##### Input for this task

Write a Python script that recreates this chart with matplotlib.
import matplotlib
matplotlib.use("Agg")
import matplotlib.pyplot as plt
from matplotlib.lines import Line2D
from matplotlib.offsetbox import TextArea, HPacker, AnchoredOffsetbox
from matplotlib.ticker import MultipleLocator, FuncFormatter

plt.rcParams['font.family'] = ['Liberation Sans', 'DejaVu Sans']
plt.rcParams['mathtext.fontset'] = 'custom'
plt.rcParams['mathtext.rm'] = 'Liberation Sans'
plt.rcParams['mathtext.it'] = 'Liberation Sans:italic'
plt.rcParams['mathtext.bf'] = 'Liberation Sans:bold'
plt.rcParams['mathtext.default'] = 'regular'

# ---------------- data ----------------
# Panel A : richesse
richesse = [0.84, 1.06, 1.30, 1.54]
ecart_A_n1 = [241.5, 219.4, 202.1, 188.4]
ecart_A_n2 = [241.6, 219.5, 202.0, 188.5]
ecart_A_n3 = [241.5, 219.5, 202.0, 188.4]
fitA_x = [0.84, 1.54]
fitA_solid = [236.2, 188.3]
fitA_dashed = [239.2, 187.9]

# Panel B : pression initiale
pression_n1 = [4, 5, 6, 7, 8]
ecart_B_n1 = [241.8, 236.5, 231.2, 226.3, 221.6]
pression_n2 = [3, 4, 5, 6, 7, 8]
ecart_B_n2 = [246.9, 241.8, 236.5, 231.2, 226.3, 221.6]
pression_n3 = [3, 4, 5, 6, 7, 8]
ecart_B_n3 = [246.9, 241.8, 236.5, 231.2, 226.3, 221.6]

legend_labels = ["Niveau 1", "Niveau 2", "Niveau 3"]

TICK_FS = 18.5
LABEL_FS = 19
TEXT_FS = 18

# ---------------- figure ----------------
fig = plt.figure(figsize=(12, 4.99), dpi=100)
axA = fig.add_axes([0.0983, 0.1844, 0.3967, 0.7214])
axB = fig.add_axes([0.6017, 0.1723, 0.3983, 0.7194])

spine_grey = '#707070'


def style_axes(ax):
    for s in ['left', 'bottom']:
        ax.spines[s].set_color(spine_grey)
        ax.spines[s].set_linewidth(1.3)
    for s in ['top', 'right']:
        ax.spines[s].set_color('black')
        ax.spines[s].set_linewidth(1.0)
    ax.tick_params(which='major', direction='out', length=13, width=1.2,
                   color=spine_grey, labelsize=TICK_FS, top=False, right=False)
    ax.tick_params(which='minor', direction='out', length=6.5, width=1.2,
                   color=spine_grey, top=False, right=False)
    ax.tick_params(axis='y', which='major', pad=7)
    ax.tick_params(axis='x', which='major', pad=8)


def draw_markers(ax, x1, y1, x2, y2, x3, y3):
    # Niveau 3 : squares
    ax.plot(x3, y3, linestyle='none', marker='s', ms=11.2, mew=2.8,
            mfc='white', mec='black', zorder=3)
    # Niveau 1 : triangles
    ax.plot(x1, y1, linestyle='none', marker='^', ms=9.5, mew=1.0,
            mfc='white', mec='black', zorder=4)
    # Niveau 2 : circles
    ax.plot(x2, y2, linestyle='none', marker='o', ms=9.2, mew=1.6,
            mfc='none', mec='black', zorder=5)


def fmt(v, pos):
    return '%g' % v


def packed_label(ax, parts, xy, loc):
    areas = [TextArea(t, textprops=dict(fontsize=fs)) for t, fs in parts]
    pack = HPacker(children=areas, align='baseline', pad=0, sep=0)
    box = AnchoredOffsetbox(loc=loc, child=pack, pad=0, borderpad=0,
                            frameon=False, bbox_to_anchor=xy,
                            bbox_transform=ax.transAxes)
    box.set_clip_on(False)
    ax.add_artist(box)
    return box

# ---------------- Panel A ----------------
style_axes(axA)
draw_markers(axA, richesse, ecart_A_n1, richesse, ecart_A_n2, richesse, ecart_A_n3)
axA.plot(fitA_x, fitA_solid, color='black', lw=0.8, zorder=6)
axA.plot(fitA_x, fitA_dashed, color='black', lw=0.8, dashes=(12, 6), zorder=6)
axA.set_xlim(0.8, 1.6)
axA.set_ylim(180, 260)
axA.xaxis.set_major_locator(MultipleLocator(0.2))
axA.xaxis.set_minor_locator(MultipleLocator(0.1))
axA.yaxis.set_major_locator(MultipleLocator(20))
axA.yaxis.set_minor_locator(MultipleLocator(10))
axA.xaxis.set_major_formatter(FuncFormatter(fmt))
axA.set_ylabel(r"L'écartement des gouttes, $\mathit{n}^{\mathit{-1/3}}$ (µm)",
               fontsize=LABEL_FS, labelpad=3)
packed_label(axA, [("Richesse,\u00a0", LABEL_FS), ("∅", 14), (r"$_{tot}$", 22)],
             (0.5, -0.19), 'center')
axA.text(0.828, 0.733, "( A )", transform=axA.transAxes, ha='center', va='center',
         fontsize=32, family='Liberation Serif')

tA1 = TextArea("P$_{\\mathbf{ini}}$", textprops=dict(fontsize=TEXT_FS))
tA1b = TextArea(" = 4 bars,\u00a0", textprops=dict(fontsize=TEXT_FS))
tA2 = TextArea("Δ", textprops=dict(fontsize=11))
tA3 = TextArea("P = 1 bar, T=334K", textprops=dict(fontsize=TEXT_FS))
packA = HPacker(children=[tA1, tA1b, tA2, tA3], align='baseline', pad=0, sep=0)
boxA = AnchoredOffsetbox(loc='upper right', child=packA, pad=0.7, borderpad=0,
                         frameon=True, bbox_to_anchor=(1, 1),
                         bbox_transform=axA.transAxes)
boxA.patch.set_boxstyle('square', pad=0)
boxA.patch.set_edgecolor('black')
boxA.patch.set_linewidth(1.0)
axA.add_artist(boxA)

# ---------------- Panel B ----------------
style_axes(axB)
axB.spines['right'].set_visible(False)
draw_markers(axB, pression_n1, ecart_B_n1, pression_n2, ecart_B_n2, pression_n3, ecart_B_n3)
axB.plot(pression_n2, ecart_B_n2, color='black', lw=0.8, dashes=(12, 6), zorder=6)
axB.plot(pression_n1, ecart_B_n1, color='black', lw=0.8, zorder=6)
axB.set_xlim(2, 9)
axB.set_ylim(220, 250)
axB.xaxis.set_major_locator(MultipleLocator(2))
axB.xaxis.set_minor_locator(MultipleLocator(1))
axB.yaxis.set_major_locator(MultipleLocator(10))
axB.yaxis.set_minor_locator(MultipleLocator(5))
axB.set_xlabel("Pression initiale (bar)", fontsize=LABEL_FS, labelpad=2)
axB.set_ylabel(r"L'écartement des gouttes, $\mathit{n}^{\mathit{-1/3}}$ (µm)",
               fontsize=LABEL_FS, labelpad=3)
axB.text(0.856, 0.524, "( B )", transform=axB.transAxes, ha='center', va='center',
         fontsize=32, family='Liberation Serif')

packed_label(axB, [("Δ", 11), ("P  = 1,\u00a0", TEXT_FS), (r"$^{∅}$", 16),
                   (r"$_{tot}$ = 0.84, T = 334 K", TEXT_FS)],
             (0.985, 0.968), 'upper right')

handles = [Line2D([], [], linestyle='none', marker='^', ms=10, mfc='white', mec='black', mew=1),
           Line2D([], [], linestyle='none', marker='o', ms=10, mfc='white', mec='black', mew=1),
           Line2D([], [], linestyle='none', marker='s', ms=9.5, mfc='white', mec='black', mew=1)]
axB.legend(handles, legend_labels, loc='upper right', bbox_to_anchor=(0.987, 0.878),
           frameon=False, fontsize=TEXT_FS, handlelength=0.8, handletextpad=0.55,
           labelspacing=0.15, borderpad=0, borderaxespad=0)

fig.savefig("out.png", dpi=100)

##########
##### Input for this task

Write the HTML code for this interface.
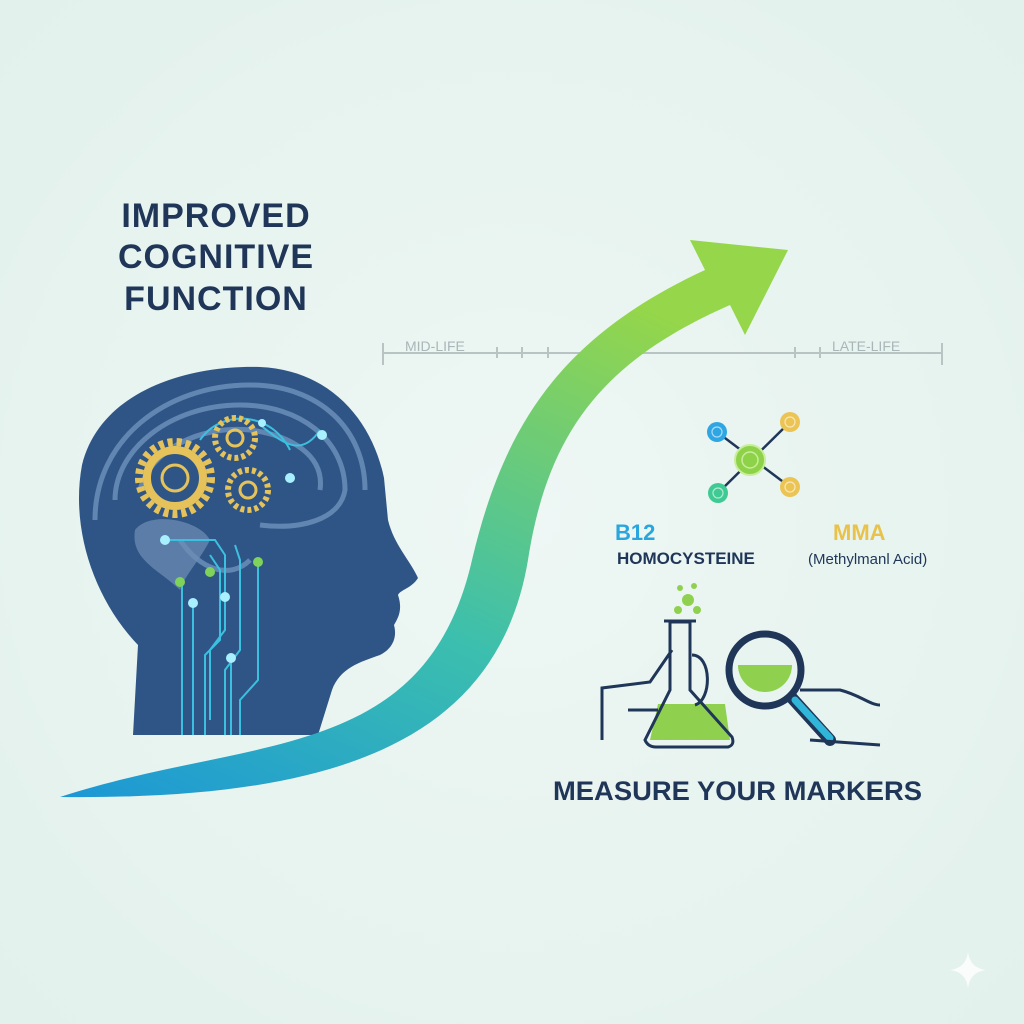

##########
##### Input for this task

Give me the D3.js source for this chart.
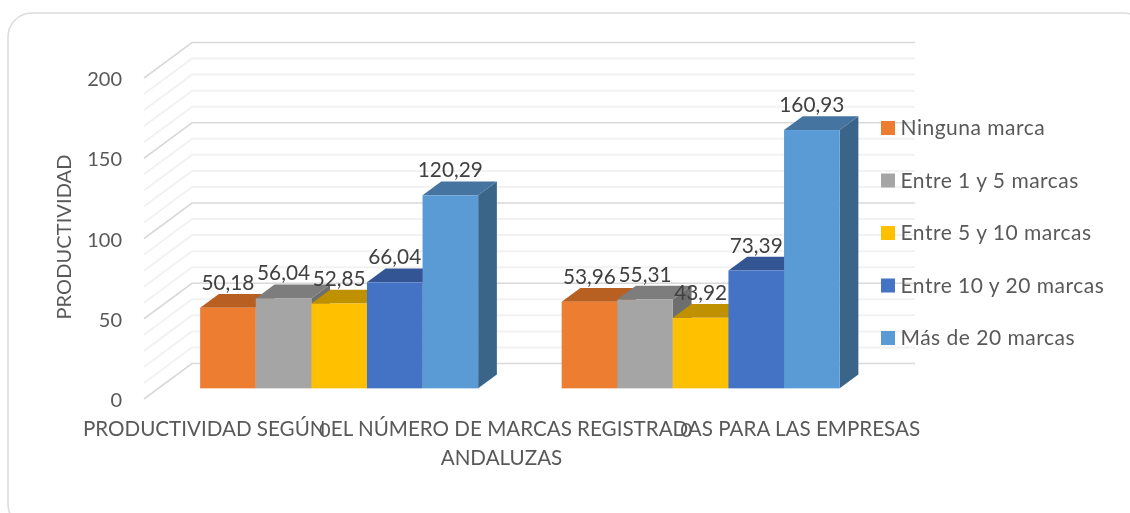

##########

## Written task
Using the entries above, extract exactly the span from the line with "Write a Python" to the line with "plt.rcParams['mathtext.default'] = 'regular'", both lines included; leave out everything else.

## Written response
Write a Python script that recreates this chart with matplotlib.
import matplotlib
matplotlib.use("Agg")
import matplotlib.pyplot as plt
from matplotlib.lines import Line2D
from matplotlib.offsetbox import TextArea, HPacker, AnchoredOffsetbox
from matplotlib.ticker import MultipleLocator, FuncFormatter

plt.rcParams['font.family'] = ['Liberation Sans', 'DejaVu Sans']
plt.rcParams['mathtext.fontset'] = 'custom'
plt.rcParams['mathtext.rm'] = 'Liberation Sans'
plt.rcParams['mathtext.it'] = 'Liberation Sans:italic'
plt.rcParams['mathtext.bf'] = 'Liberation Sans:bold'
plt.rcParams['mathtext.default'] = 'regular'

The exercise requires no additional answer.